Second Samuel 7 is one of the most significant chapters of Scripture in terms of its relationship to redemptive history. It is here that we find God’s covenant with David, which centers on the great divine promise that David’s throne will endure forever. This is a major revelation of God’s plans for the salvation of His people, for it tells the Israelites that God Himself will come one day as their Messiah, and that He will come in the line of David. This, of course, is great news for God’s people—and an incredible blessing for David.
Some time after the ark is brought to Jerusalem, an irony occurs to David—he is living in a fine house (courtesy of Hiram, king of Tyre, 5:11), while God “dwells” in a tent. In David’s mind, this is not as it should be, for he (the vicegerent) is living in greater finery than Israel’s supreme King. So he decides to build a house, a temple, for God. This certainly seems to be a worthy idea, but David wisely pauses to seek God’s direction by submitting his plan to Nathan the prophet, who is mentioned here for the first time. Nathan does not seek God on this matter because he does not think he needs to do so—based on what he knows of God’s revealed will, the idea of a temple seems good and worthy. So Nathan gives David his blessing, a general encouragement based on his awareness that God is “with” David in a special way.
But God intervenes before David can put his plans into motion. Later that very night, He speaks to Nathan a message for David—he is not to build a temple. God does not rebuke David for desiring to build a more permanent house for the ark.
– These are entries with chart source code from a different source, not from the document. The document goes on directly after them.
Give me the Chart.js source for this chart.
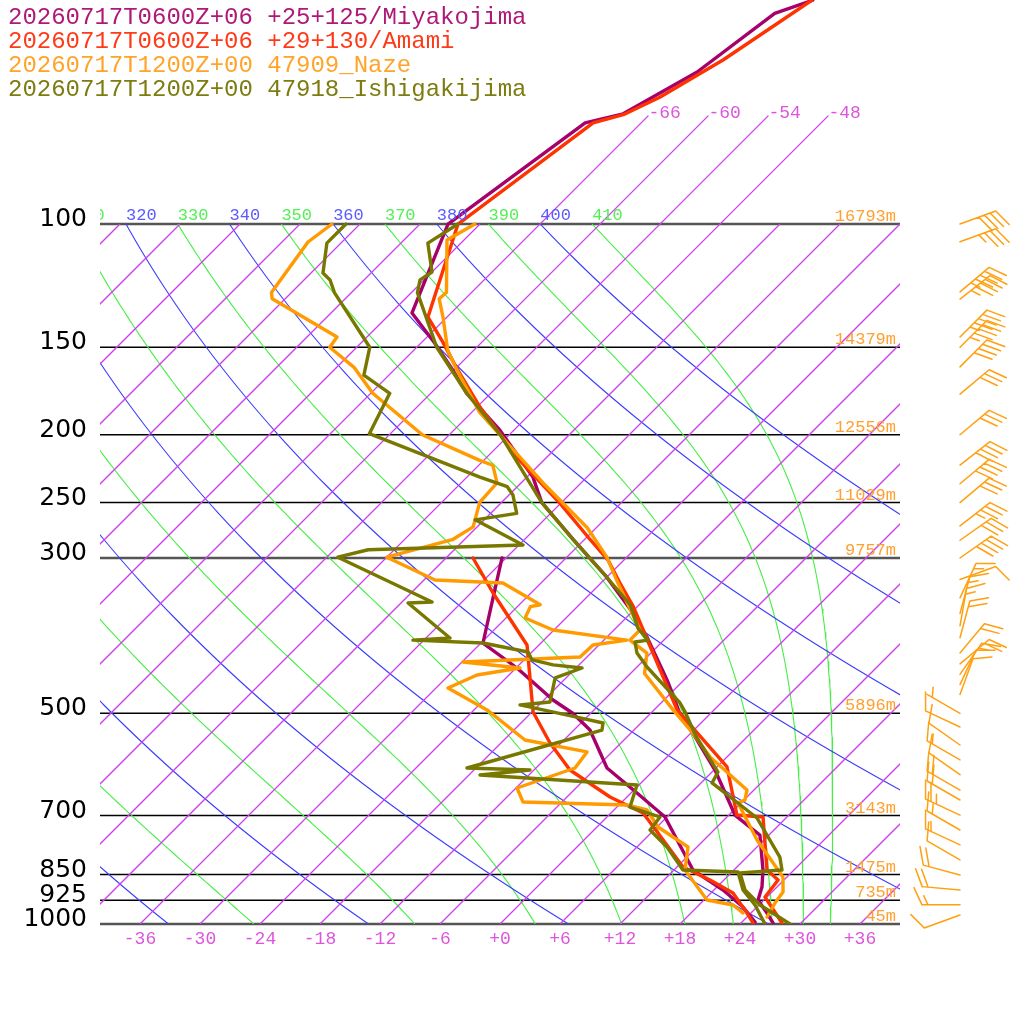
<!DOCTYPE html>
<html><head><meta charset="utf-8">
<script src="https://cdn.jsdelivr.net/npm/chart.js@4.4.1/dist/chart.umd.min.js"></script>
<style>html,body{margin:0;padding:0;background:#fff;overflow:hidden}#wrap{width:1024px;height:1024px}canvas{display:block}</style>
</head><body><div id="wrap"><canvas id="c" width="1024" height="1024"></canvas></div>
<script>
// ---------- profile data (pressure hPa, temperature / dewpoint °C) ----------
const miyaP  = [47.9, 50, 60.7, 69.6, 71.7, 100, 134, 148, 161.7, 174.5, 197, 229.9, 249.8, 282.5, 319.6, 359.5, 389.1, 448.1, 500, 533.7, 602.6, 698.8, 746.4, 837.3, 885.5, 924, 964.5, 996.7];
const miyaT  = [-61.1, -63.6, -65.5, -68.7, -71.6, -75.2, -69.9, -64.6, -60.1, -56.4, -49.4, -41.4, -38.0, -31.1, -24.0, -17.8, -14.0, -7.7, -3.1, 0.2, 6.1, 12.6, 17.1, 20.9, 22.5, 23.4, 25.6, 27.2];
const miyaDP = [300, 340.8, 396.8, 430.8, 478.6, 500, 528.3, 598.6, 649.9, 703.3, 837.3, 894.1, 945.6, 993.4];
const miyaTd = [-36.4, -33.4, -29.8, -23.9, -17.1, -13.8, -10.4, -4.9, 0.6, 5.8, 13.9, 18.9, 22.6, 25.3];

const amamiP  = [47.9, 58.3, 65.9, 69.8, 71.7, 100, 135.8, 147.5, 160.4, 182.6, 217.6, 250.5, 282.5, 302, 325.8, 352.1, 410.1, 494.5, 596.6, 698.8, 703.3, 837.3, 865, 915, 996.7];
const amamiT  = [-61.2, -64.1, -66.7, -68.6, -70.8, -74.2, -67.9, -63.9, -60.0, -53.7, -44.4, -36.1, -29.4, -25.6, -22.1, -18.4, -11.8, -3.7, 7.0, 12.8, 15.6, 21.3, 23.4, 23.8, 28.1];
const amamiDP = [300, 336.6, 399.4, 497.8, 551.3, 602.6, 658.5, 694, 741.3, 829, 865.3, 903, 964.5, 996.7];
const amamiTd = [-39.3, -33.8, -25.2, -17.9, -13.1, -8.4, -1.7, 3.2, 6.7, 12.6, 16.6, 20.2, 23.6, 25.2];

const nazeP  = [100, 105.4, 125.3, 127.9, 135.8, 151.5, 161.7, 185.8, 234.4, 271.6, 299.2, 325.8, 380.2, 393, 410.1, 438.6, 494.5, 533.7, 577.2, 643.6, 665.3, 671.5, 758.5, 856.8, 900, 933.3, 977.2];
const nazeT  = [-72.5, -73.7, -68.5, -68.6, -66.4, -62.6, -59.7, -53.2, -39.8, -30.9, -26.0, -22.3, -15.4, -15.4, -12.4, -10.6, -4.1, 0.2, 4.3, 11.3, 12.1, 11.7, 17.3, 23.6, 25.1, 25.4, 26.0];
const nazeDP = [100, 106.1, 125.3, 127.9, 145, 150, 160.4, 174.5, 200, 217.6, 221.1, 234.4, 249.8, 270.8, 282.5, 299.2, 322.5, 325.8, 349.9, 352.1, 365.4, 380.2, 393.0, 399.4, 415.4, 422.4, 430.8, 440.8, 460.2, 494.5, 546.0, 567.8, 598.6, 639.3, 669.4, 676.0, 687.3, 726.9, 776.2, 837.3, 924.1, 939.4, 964.5];
const nazeTd = [-86.8, -87.4, -86.0, -85.3, -75.0, -74.7, -70.2, -65.8, -56.7, -48.4, -46.6, -44.4, -44.2, -42.4, -43.2, -48.0, -40.9, -33.8, -27.9, -28.7, -28.1, -24.1, -15.7, -18.6, -18.7, -29.9, -23.6, -27.2, -28.8, -22.7, -15.9, -8.5, -8.1, -11.9, -9.9, 0.8, 3.3, 6.1, 11.1, 13.1, 18.3, 21.4, 23.2];

const ishiP  = [100, 106.5, 117.1, 120.2, 125.3, 150, 174.5, 200, 249.8, 282.5, 319.6, 349.9, 377.8, 393, 395.5, 410.1, 429.4, 483.3, 497.8, 540.1, 606.6, 628.8, 705.6, 802.6, 837.3, 845.5, 894.1, 939.4, 1000];
const ishiT  = [-74.2, -75.3, -72.0, -72.4, -71.4, -64.0, -56.4, -48.9, -38.0, -31.1, -24.0, -18.9, -15.8, -13.6, -14.7, -13.4, -11.0, -4.1, -2.7, 0.9, 6.6, 7.1, 15.1, 21.3, 22.8, 18.9, 21.1, 24.1, 29.0];
const ishiDP = [100, 106.5, 117.5, 120.2, 125.3, 150, 164.4, 174.5, 199.3, 229.9, 237.3, 243.9, 259, 264.6, 287.5, 292, 299.2, 346.7, 347.8, 390.4, 393, 396.8, 408.7, 419.5, 426.4, 430.8, 445, 481.8, 486.5, 507.6, 516.2, 528.3, 598.6, 602.6, 612.5, 633, 680.6, 703.3, 733.9, 776.2, 837.3, 842.8, 894.1, 939.4, 1000];
const ishiTd = [-85.4, -85.4, -82.8, -81.4, -79.7, -70.7, -68.5, -64.1, -62.1, -46.7, -43.0, -41.6, -39.4, -42.9, -35.6, -50.6, -52.9, -39.0, -41.3, -33.6, -37.1, -29.8, -24.4, -23.2, -20.6, -17.4, -19.1, -17.2, -19.9, -12.6, -9.8, -9.2, -18.9, -12.4, -16.9, -0.2, 1.3, 5.3, 5.6, 9.0, 12.9, 18.6, 20.9, 23.6, 26.5];

// wind barbs (Naze)
const windP   = [100, 106, 125, 128, 145, 150, 160, 175, 200, 221, 235, 250, 270, 283, 300, 322, 342, 360, 375, 390, 410, 425, 440, 455, 470, 500, 523, 555, 583, 612, 644, 665, 699, 734, 771, 810, 851, 894, 939, 971];
const windDir = [70, 70, 50, 52, 45, 45, 45, 50, 50, 52, 50, 50, 52, 55, 55, 70, 25, 15, 10, 15, 40, 50, 35, 25, 20, 300, 295, 305, 300, 305, 300, 300, 295, 300, 295, 300, 285, 275, 270, 250];
const windKt  = [40, 35, 45, 45, 45, 45, 40, 30, 30, 40, 40, 30, 35, 30, 40, 10, 15, 15, 15, 20, 20, 20, 15, 10, 10, 5, 10, 10, 15, 10, 20, 20, 25, 15, 15, 10, 20, 20, 15, 10];

// diagram furniture
const pressureLevels = [100, 150, 200, 250, 300, 500, 700, 850, 925, 1000];
const majorLevels = [100, 300, 1000];
const heightLabels = ['16793m', '14379m', '12556m', '11029m', '9757m', '5896m', '3143m', '1475m', '735m', '45m'];
const isothermTicks = [-108, -102, -96, -90, -84, -78, -72, -66, -60, -54, -48, -42, -36, -30, -24, -18, -12, -6, 0, 6, 12, 18, 24, 30, 36];
const isoTopLabels = [-66, -60, -54, -48];
const bottomTicks = [-36, -30, -24, -18, -12, -6, 0, 6, 12, 18, 24, 30, 36];
const dryThetas = [240, 260, 280, 300, 320, 340, 360, 380, 400];
const moistThetaEs = [250, 270, 290, 310, 330, 350, 370, 390, 410];
const titles = ['20260717T0600Z+06 +25+125/Miyakojima', '20260717T0600Z+06 +29+130/Amami', '20260717T1200Z+00 47909_Naze', '20260717T1200Z+00 47918_Ishigakijima'];

const COL = {miya:'#a8006a', amami:'#ff3300', naze:'#ff9a00', ishi:'#787800',
  iso:'rgb(206,64,234)', dry:'rgb(60,60,255)', moist:'rgb(70,238,70)', isoTxt:'#dd55dd', dryTxt:'#5a5aff', moistTxt:'#55ee55', hgt:'#ffa030'};
const titleCols = ['#b01878', '#ff3a18', '#ffa428', '#7c7c10'];

// ---------- skew-T transform ----------
const SKEW = 70;
const X = (T, p) => T + SKEW * Math.log10(1000 / p);
const series = (P, T) => P.map((p, i) => ({x: X(T[i], p), y: p}));

function esat(Tk){ const tc = Tk - 273.15; return 6.112 * Math.exp(17.67 * tc / (tc + 243.5)); }
function dTdlnp(T, p){
  const es = esat(T), rs = 0.622 * es / Math.max(p - es, 1e-6);
  const Rd = 287.04, Cp = 1005.7, Lv = 2.501e6;
  return (Rd * T + Lv * rs) / (Cp + Lv * Lv * rs * 0.622 / (Rd * T * T));
}
function dryLine(theta){
  const pts = []; const n = 80;
  for (let i = 0; i <= n; i++){ const p = 100 * Math.pow(10, i / n); pts.push({x: X(theta * Math.pow(p / 1000, 0.2857) - 273.15, p), y: p}); }
  return pts;
}
function moistLine(te){
  const n = 120, dl = Math.log(10) / n; let lnp = Math.log(100), T = te * Math.pow(0.1, 0.2857);
  const pts = [{x: X(T - 273.15, 100), y: 100}];
  for (let i = 0; i < n; i++){
    const p0 = Math.exp(lnp), pm = Math.exp(lnp + dl / 2), p1 = Math.exp(lnp + dl);
    const k1 = dTdlnp(T, p0), k2 = dTdlnp(T + k1 * dl / 2, pm), k3 = dTdlnp(T + k2 * dl / 2, pm), k4 = dTdlnp(T + k3 * dl, p1);
    T += dl * (k1 + 2 * k2 + 2 * k3 + k4) / 6; lnp += dl;
    pts.push({x: X(T - 273.15, Math.exp(lnp)), y: Math.exp(lnp)});
  }
  return pts;
}

const bg = (data, color, w) => ({data, borderColor: color, backgroundColor: color, borderWidth: w || 1.1, showLine: true, pointRadius: 0, order: 10, clip: 0, tension: 0});
const prof = (data, color) => ({data, borderColor: color, backgroundColor: color, borderWidth: 3.4, showLine: true, pointRadius: 0, order: 1, tension: 0, borderJoinStyle: 'round', borderCapStyle: 'round', clip: 0});

const datasets = [];
// profiles (first = top-most)
datasets.push(prof(series(ishiP, ishiT), COL.ishi), prof(series(ishiDP, ishiTd), COL.ishi));
datasets.push(prof(series(nazeP, nazeT), COL.naze), prof(series(nazeDP, nazeTd), COL.naze));
datasets.push(prof(series(amamiP, amamiT), COL.amami), prof(series(amamiDP, amamiTd), COL.amami));
datasets.push(prof(series(miyaP, miyaT), COL.miya), prof(series(miyaDP, miyaTd), COL.miya));
// background
isothermTicks.forEach(T => { const top = isoTopLabels.includes(T) ? 70 : 100; datasets.push(bg([{x: X(T, 1000), y: 1000}, {x: X(T, top), y: top}], COL.iso, 1.3)); });
dryThetas.forEach(t => datasets.push(bg(dryLine(t), COL.dry)));
moistThetaEs.forEach(t => datasets.push(bg(moistLine(t), COL.moist)));

function drawBarb(ctx, bx, by, dirDeg, kt){
  const d = dirDeg * Math.PI / 180, ux = Math.sin(d), uy = -Math.cos(d), L = 38;
  const tx = bx + ux * L, ty = by + uy * L;
  const a = Math.atan2(uy, ux) + 65 * Math.PI / 180, fx = Math.cos(a), fy = Math.sin(a);
  ctx.beginPath(); ctx.moveTo(bx, by); ctx.lineTo(tx, ty);
  let rem = Math.round(kt / 5) * 5, pos = 0;
  while (rem >= 10){ const sx = tx - ux * pos, sy = ty - uy * pos; ctx.moveTo(sx, sy); ctx.lineTo(sx + fx * 19, sy + fy * 19); rem -= 10; pos += 6; }
  if (rem >= 5){ if (pos === 0) pos = 6; const sx = tx - ux * pos, sy = ty - uy * pos; ctx.moveTo(sx, sy); ctx.lineTo(sx + fx * 10, sy + fy * 10); }
  ctx.stroke();
}

const skewPlugin = {
  id: 'skew',
  beforeDatasetsDraw(chart){
    const {ctx, chartArea: a, scales: {y}} = chart;
    ctx.save();
    pressureLevels.forEach(p => {
      const yy = y.getPixelForValue(p);
      const major = majorLevels.includes(p);
      ctx.strokeStyle = major ? '#555555' : '#000000';
      ctx.lineWidth = major ? 2.5 : 1.5;
      ctx.beginPath(); ctx.moveTo(a.left, yy); ctx.lineTo(a.right, yy); ctx.stroke();
    });
    ctx.restore();
  },
  afterDraw(chart){
    const {ctx, chartArea: a, scales: {x, y}} = chart;
    ctx.save();
    // titles
    ctx.font = '24px "Liberation Mono", monospace'; ctx.textAlign = 'left'; ctx.textBaseline = 'alphabetic';
    titles.forEach((t, i) => { ctx.fillStyle = titleCols[i]; ctx.fillText(t, 8, 24 + 24 * i); });
    // pressure labels
    ctx.font = '25px "DejaVu Sans", sans-serif'; ctx.fillStyle = '#000'; ctx.textAlign = 'right';
    pressureLevels.forEach(p => ctx.fillText(String(p), 87, y.getPixelForValue(p) + 2));
    // height labels
    ctx.font = '17px "Liberation Mono", monospace'; ctx.fillStyle = COL.hgt; ctx.textAlign = 'right';
    pressureLevels.forEach((p, i) => ctx.fillText(heightLabels[i], 896, y.getPixelForValue(p) - 3));
    // bottom isotherm labels
    ctx.font = '18px "Liberation Mono", monospace'; ctx.fillStyle = COL.isoTxt; ctx.textAlign = 'center';
    bottomTicks.forEach(T => ctx.fillText((T < 0 ? '-' : '+') + Math.abs(T), x.getPixelForValue(X(T, 1000)), 944));
    // top isotherm labels
    ctx.textAlign = 'left';
    isoTopLabels.forEach(T => ctx.fillText(String(T), x.getPixelForValue(X(T, 70)), y.getPixelForValue(70) + 2));
    // adiabat labels at 100 hPa
    ctx.save(); ctx.beginPath(); ctx.rect(a.left, 0, a.right - a.left, 1024); ctx.clip();
    ctx.font = '17px "Liberation Mono", monospace'; ctx.textAlign = 'left';
    const y100 = y.getPixelForValue(100) - 4;
    dryThetas.forEach(t => { ctx.fillStyle = COL.dryTxt; ctx.fillText(String(t), x.getPixelForValue(X(t * Math.pow(0.1, 0.2857) - 273.15, 100)), y100); });
    moistThetaEs.forEach(t => { ctx.fillStyle = COL.moistTxt; ctx.fillText(String(t), x.getPixelForValue(X(t * Math.pow(0.1, 0.2857) - 273.15, 100)), y100); });
    ctx.restore();
    // wind barbs
    ctx.strokeStyle = '#ffa010'; ctx.lineWidth = 1.5; ctx.lineCap = 'round';
    windP.forEach((p, i) => drawBarb(ctx, 960, y.getPixelForValue(p), windDir[i], windKt[i]));
    ctx.restore();
  }
};

new Chart(document.getElementById('c'), {
  type: 'scatter',
  data: {datasets},
  options: {
    responsive: false, animation: false, devicePixelRatio: 1, events: [],
    layout: {padding: {left: 100, right: 124, top: 0, bottom: 100}},
    plugins: {legend: {display: false}, tooltip: {enabled: false}},
    scales: {
      x: {type: 'linear', min: -40, max: 40, display: false, bounds: 'data'},
      y: {type: 'logarithmic', min: 47.86, max: 1000, reverse: true, display: false, bounds: 'data'}
    }
  },
  plugins: [skewPlugin]
});
</script></body></html>
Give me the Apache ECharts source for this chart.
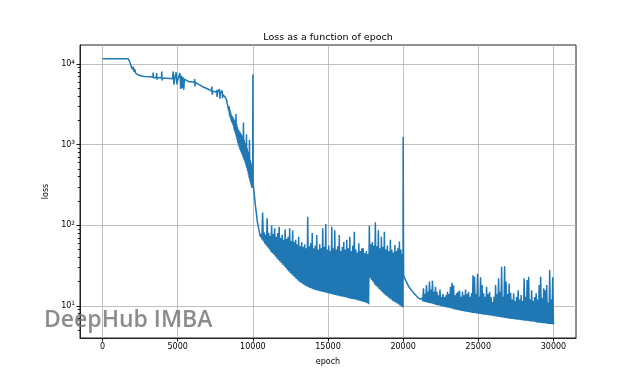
<!DOCTYPE html>
<html><head><meta charset="utf-8">
<script src="https://cdn.jsdelivr.net/npm/echarts@6/dist/echarts.min.js"></script>
<style>html,body{margin:0;padding:0;background:#fff}#c{width:640px;height:379px}</style>
</head><body><div id="c"></div>
<script>
// ---- data ----
const xTicks = [0, 5000, 10000, 15000, 20000, 25000, 30000];
const yTickExp = [1, 2, 3, 4];

// early phase (epoch / loss pairs)
const earlyEpoch = [0,1700,1800,1900,1950,2000,2050,2100,2150,2200,2250,2300,2400,2600,2800,3100,3350,3370,3390,3580,3600,3620,3640,3920,3940,3960,3980,4250,4650,4700,4750,4800,4900,4950,5000,5100,5150,5200,5250,5300,5350,5400,5450,5500,5700,5950,6100,6130,6150,6170,6400,6700,7000,7250,7270,7300,7330,7450,7580,7600,7620,7650,7750,7780,7800,7830,7900,7950,7980,8000,8100,8150,8200,8250,8300,8350];
const earlyLoss = [11600,11600,10800,9400,9900,8600,9200,8000,8600,7700,8000,7500,7300,7100,7000,6950,6900,7860,6700,6850,7730,6380,6800,6750,8090,6260,6700,6650,6550,8090,5530,6500,7900,5600,6400,6300,7730,4900,7200,5000,6900,4800,6500,6200,6080,6000,5950,6510,5270,5900,5600,5180,4900,4650,5270,4160,4600,4550,4500,4800,3900,4450,4400,4900,3700,4300,4250,4700,3800,4200,4100,3900,3780,3600,3200,2900];

// steep noisy descent: samples every 25 epochs from 8400, alternating low / high
const descStart = 8400, descStep = 25;
const descLows = [2600,2300,2150,2000,1900,1800,1700,1550,1450,1350,1250,1150,1050,980,920,860,820,780,740,700,660,630,590,550,510,470,430,390,360,330,305,290];
const descHighs = [3000,2700,2500,2350,2250,2200,2100,2000,1950,2400,1800,1650,1550,1500,1450,1400,1350,1300,1250,1880,1150,1050,1000,1350,900,820,760,1150,650,600,560,500];

// spike at 10000 and the drop after it
const dropEpoch = [9990,10000,10020,10150,10300,10450];
const dropLoss = [290,7400,330,190,110,80];

// middle phase: samples every 50 epochs from 10500, alternating low / high
const midStart = 10500, midStep = 50;
const midLows = [72,67,63,59,56,53,50,47,45,43,41,39,37,35.5,34,32.5,31,29.5,28,26.8,25.5,24.5,23.5,22.5,21.5,20.7,20,19.4,18.8,18.3,17.8,17.4,17,16.7,16.4,16.1,15.9,15.7,15.5,15.3,15.2,15.0,14.9,14.7,14.6,14.4,14.3,14.1,14,13.8,13.7,13.5,13.4,13.2,13.1,13.0,12.9,12.7,12.6,12.4,12.3,12.2,12.1,12.0,11.9,11.7,11.6,11.4,11.3,11.2,11,10.8,10.5,22,21,19.8,18.5,17.7,17,16.2,15.5,14.9,14.3,13.8,13.3,12.8,12.4,12,11.6,11.3,11,10.7,10.4,10.1,9.8];
const midHighs = [78,144,82,76,122,80,74,99,78,92,72,80,96,70,76,66,89,68,72,92,64,87,62,66,58,72,55,62,54,58,52,128,55,60,80,52,56,76,50,58,52,92,54,104,50,56,48,96,52,87,50,55,76,48,54,62,50,66,52,72,48,56,83,50,46,60,48,52,52,45,48,44,99,58,62,56,109,55,87,52,72,54,83,50,56,48,66,50,46,57,48,52,63,50,44];

// spike at 20000 and the smooth decay after it
const transEpoch = [19990,20000,20030,20150,20400,20700,20900,21100];
const transLoss = [9.6,1240,24,21,17,14.5,13.2,12.2];

// tail phase: samples every 50 epochs from 21200, alternating low / high
const tailStart = 21200, tailStep = 50;
const tailLows = [11.8,11.5,11.3,11.15,11.0,10.9,10.8,10.7,10.6,10.45,10.3,10.2,10.1,10.0,9.9,9.8,9.7,9.6,9.5,9.4,9.3,9.2,9.1,9.0,8.9,8.82,8.75,8.68,8.6,8.55,8.5,8.42,8.35,8.28,8.2,8.15,8.1,8.05,8.0,7.95,7.9,7.85,7.8,7.75,7.7,7.65,7.6,7.55,7.5,7.45,7.4,7.35,7.3,7.25,7.2,7.15,7.1,7.05,7.0,6.95,6.9,6.87,6.85,6.8,6.75,6.72,6.7,6.65,6.6,6.57,6.55,6.5,6.45,6.42,6.4,6.35,6.3,6.25,6.2,6.17,6.15,6.12,6.1,6.05,6.0,5.97,5.95,5.92,5.9];
const tailHighs = [12.5,16.5,14,18.1,15,20,16,20.5,15,17.3,15,13.5,16,13,14,12.9,13.5,15,14,17.3,19.4,18,13.5,14.3,15,15.5,13,15,13.5,16,14,15,13,14.3,24,23,14,25,13,22.6,18.1,14.3,13,17.3,14,15,12.9,11.2,13,18.1,14,22,15,30.6,13,31,20,14,19,14.6,12,14.3,11.5,12.9,15.6,12,13.6,11.5,22,13,21,23,12,15.6,11.5,12.9,14.3,12,18.1,23,12.5,16.5,15.6,18.1,11,27.9,12,22.6];

// ---- build the series ----
const pts = [];
function addPairs(ep, ls) { ep.forEach((e, i) => pts.push([e, ls[i]])); }
function addAlt(start, step, lows, highs) {
  const n = lows.length + highs.length;
  for (let j = 0; j < n; j++) {
    const v = (j % 2 === 0) ? lows[j / 2] : highs[(j - 1) / 2];
    pts.push([start + step * j, v]);
  }
}
addPairs(earlyEpoch, earlyLoss);
addAlt(descStart, descStep, descLows, descHighs);
addPairs(dropEpoch, dropLoss);
addAlt(midStart, midStep, midLows, midHighs);
addPairs(transEpoch, transLoss);
addAlt(tailStart, tailStep, tailLows, tailHighs);
const data = pts.map(p => [p[0], Math.log10(p[1])]);

const minorTicks = [];
for (let n = 0; n <= 4; n++) for (let k = 2; k <= 9; k++) {
  const v = Math.log10(k * Math.pow(10, n));
  if (v > 0.61 && v < 4.23) minorTicks.push(v);
}
const FONT = 'DejaVu Sans';
const YMIN = 0.602, YMAX = 4.236;

const chart = echarts.init(document.getElementById('c'), null, {renderer: 'canvas'});
chart.setOption({
  animation: false,
  backgroundColor: '#ffffff',
  textStyle: {fontFamily: FONT},
  title: {
    text: 'Loss as a function of epoch',
    left: 323, top: 28, textAlign: 'center',
    textStyle: {fontFamily: FONT, fontSize: 9.5, fontWeight: 'normal', color: '#000'}
  },
  grid: {left: 80, top: 45, width: 496, height: 293, show: true, borderColor: '#222', borderWidth: 1, containLabel: false},
  xAxis: {
    type: 'value', min: -1500, max: 31500,
    name: 'epoch', nameLocation: 'middle', nameGap: 20,
    nameTextStyle: {fontFamily: FONT, fontSize: 8, color: '#000'},
    axisLine: {show: true, onZero: false, lineStyle: {color: '#222', width: 1}},
    axisTick: {show: true, length: 3.5, customValues: xTicks, lineStyle: {color: '#000', width: 0.9}},
    axisLabel: {customValues: xTicks, margin: 5, fontFamily: FONT, fontSize: 8, color: '#000',
      formatter: v => String(v)},
    splitLine: {show: true, lineStyle: {color: '#b0b0b0', width: 0.8}}
  },
  yAxis: [{
    type: 'value', min: YMIN, max: YMAX,
    name: 'loss', nameLocation: 'middle', nameGap: 20,
    nameTextStyle: {fontFamily: FONT, fontSize: 8, color: '#000'},
    axisLine: {show: true, onZero: false, lineStyle: {color: '#222', width: 1}},
    axisTick: {show: true, length: 3.5, customValues: yTickExp, lineStyle: {color: '#000', width: 0.9}},
    axisLabel: {customValues: yTickExp, margin: 5, fontFamily: FONT, color: '#000',
      formatter: v => '{b|10}{s|' + Math.round(v) + '}',
      rich: {
        b: {fontFamily: FONT, fontSize: 8, lineHeight: 10, color: '#000'},
        s: {fontFamily: FONT, fontSize: 5.8, lineHeight: 10, verticalAlign: 'top', color: '#000'}
      }},
    splitLine: {show: true, lineStyle: {color: '#b0b0b0', width: 0.8}}
  }, {
    type: 'value', min: YMIN, max: YMAX, position: 'left', offset: 0,
    axisLine: {show: false, onZero: false},
    axisTick: {show: true, length: 2.2, customValues: minorTicks, lineStyle: {color: '#000', width: 0.9}},
    axisLabel: {show: false},
    splitLine: {show: false}
  }],
  series: [{
    type: 'line', data: data, xAxisIndex: 0, yAxisIndex: 0,
    showSymbol: false, symbol: 'none',
    lineStyle: {color: '#1f77b4', width: 1.5},
    itemStyle: {color: '#1f77b4'},
    clip: true, silent: true
  }],
  graphic: [{
    type: 'text', left: 44, top: 309, z: 100,
    style: {text: 'DeepHub IMBA', font: '600 23px "Open Sans"', fill: 'rgba(120,120,120,0.85)'}
  }]
});
</script></body></html>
In fact, as Solomon later reveals, He actually praises David for mis aspiration (1 Kings 8:18). But David has been a man of war and has shed much blood (1 Chron. 22:8), and God wants this task to be carried out by “a man of rest” (1 Chron. 22:9), that is, by the one under whom Israel will enjoy the fruits of relief from the threats of its enemies. Until that day is finally achieved, God is content to dwell with His people just as they so long have lived—as an outcast and nomad, with no permanent home. “[God’s] presence was as surely with His people when the ark was in a tent as when it was in a temple. David was uneasy that the ark was in curtains (a mean and movable habitation), but God never complained of it as any uneasiness to Him,” Matthew Henry writes in his commentary.